* [Records for the task]:
————

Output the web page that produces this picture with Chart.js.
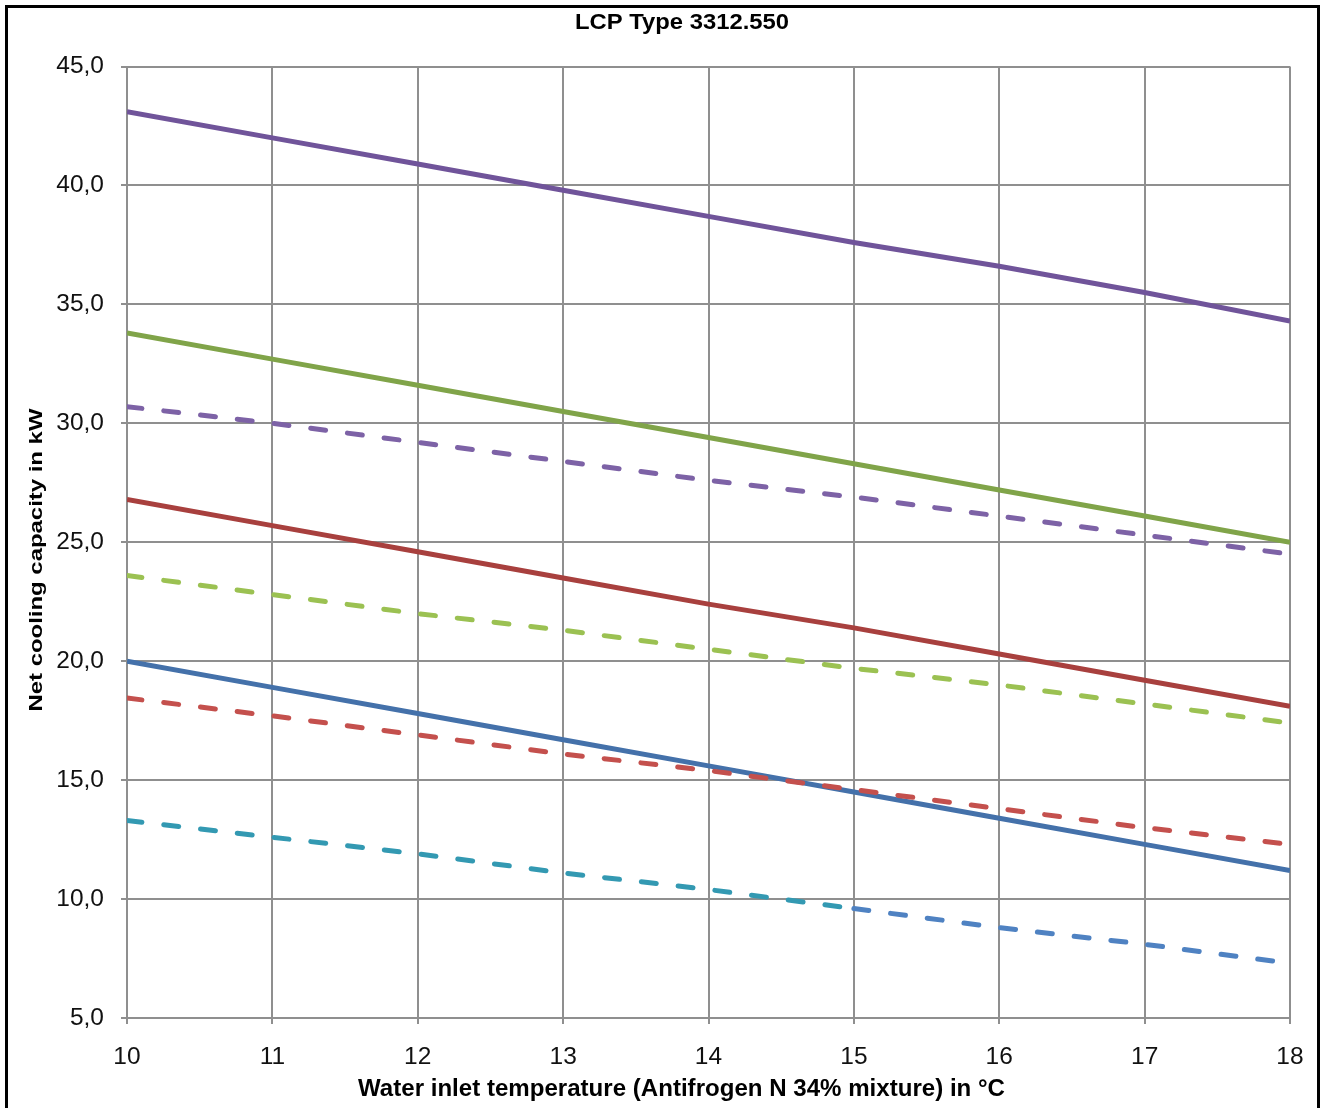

————

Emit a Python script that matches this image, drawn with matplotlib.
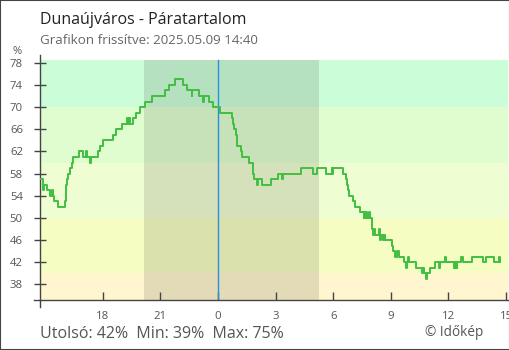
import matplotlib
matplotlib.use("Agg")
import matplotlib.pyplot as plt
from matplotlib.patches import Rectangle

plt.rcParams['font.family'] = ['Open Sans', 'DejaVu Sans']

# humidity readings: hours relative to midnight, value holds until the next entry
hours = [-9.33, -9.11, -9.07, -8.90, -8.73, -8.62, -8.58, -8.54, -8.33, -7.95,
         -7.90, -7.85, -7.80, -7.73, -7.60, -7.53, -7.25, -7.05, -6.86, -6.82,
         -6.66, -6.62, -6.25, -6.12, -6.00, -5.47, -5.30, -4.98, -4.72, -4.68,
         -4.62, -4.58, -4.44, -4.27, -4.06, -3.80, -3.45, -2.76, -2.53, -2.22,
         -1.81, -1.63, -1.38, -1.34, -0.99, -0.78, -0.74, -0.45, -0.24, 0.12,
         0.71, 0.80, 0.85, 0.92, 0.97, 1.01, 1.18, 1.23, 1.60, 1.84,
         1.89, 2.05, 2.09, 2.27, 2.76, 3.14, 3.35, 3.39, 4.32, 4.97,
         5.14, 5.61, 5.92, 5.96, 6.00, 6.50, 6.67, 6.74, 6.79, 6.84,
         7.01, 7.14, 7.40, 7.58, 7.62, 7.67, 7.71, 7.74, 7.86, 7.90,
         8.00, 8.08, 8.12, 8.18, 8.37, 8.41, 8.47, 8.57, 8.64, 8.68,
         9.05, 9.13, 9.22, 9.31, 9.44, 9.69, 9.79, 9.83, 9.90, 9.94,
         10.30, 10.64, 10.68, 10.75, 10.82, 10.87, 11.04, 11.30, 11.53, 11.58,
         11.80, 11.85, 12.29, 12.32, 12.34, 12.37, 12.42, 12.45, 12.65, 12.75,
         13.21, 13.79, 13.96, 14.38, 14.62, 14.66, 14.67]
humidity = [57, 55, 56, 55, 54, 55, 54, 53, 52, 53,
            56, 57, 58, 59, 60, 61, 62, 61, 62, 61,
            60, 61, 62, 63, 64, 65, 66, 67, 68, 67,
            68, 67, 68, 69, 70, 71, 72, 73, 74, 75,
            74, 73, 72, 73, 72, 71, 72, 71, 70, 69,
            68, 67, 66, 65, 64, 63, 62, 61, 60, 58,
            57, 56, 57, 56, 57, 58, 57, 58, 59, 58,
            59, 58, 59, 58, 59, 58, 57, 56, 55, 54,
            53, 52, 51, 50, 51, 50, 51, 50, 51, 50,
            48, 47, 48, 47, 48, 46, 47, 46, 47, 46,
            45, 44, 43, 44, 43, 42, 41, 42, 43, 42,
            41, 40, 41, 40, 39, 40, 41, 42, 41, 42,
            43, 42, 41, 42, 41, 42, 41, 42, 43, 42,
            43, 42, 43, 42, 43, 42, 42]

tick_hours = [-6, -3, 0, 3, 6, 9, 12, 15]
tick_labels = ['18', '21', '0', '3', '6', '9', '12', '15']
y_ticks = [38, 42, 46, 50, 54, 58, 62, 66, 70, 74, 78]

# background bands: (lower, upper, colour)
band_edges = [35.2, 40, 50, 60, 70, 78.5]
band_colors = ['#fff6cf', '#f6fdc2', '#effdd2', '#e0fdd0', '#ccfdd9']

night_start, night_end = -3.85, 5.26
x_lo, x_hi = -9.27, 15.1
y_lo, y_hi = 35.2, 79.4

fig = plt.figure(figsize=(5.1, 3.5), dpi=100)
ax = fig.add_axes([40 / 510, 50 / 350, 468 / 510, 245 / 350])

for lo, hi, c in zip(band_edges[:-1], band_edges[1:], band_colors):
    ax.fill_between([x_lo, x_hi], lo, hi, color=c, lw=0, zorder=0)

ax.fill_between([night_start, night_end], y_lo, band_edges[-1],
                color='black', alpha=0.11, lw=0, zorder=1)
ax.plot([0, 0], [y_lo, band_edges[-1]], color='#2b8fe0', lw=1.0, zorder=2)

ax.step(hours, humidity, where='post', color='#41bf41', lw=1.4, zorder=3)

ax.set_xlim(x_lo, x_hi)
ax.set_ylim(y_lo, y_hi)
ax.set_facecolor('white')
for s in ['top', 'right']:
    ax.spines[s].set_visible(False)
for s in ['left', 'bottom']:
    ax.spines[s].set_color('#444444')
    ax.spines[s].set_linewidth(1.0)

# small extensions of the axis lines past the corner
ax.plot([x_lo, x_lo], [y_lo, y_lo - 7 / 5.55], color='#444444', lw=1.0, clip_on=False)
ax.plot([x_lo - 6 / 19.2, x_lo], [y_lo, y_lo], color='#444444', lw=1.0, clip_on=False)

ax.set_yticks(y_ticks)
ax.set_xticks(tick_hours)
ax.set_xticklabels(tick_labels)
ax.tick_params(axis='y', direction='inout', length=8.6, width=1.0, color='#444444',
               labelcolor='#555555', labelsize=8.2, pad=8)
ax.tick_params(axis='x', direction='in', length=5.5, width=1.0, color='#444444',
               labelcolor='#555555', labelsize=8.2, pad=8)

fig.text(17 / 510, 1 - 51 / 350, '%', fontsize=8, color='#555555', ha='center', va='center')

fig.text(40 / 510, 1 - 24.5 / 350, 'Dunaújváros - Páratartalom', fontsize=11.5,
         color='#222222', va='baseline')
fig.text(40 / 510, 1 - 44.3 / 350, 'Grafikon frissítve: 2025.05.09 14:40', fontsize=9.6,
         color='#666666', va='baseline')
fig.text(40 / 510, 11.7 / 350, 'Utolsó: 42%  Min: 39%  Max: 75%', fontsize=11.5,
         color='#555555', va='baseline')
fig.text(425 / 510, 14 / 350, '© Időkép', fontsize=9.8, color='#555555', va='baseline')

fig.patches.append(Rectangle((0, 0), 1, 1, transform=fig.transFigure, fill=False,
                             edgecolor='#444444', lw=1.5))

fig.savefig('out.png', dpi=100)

————

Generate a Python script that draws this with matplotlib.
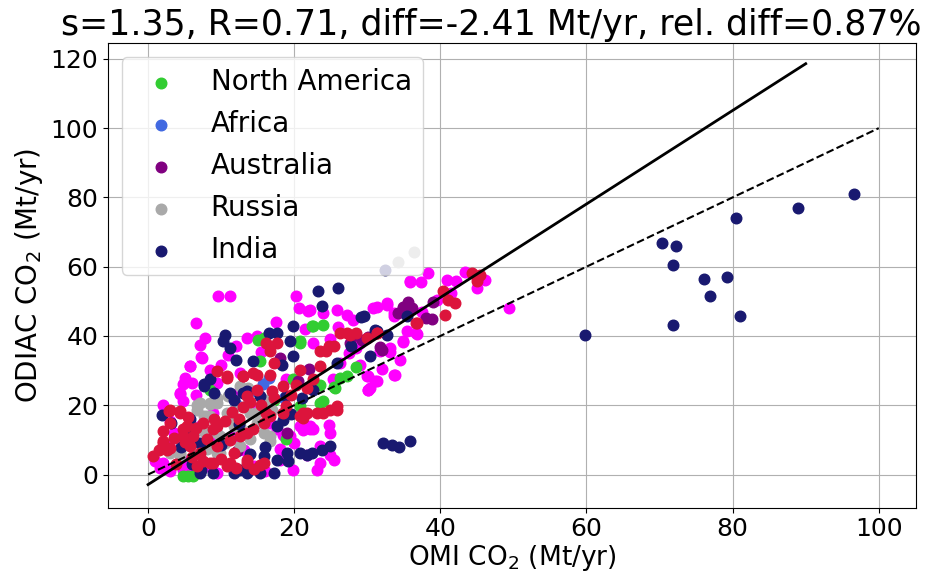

————

* [What to work on]: Copy every line in the entries above that has the string "Python" in it.

* [Exercise answer]:
Emit a Python script that matches this image, drawn with matplotlib.
Generate a Python script that draws this with matplotlib.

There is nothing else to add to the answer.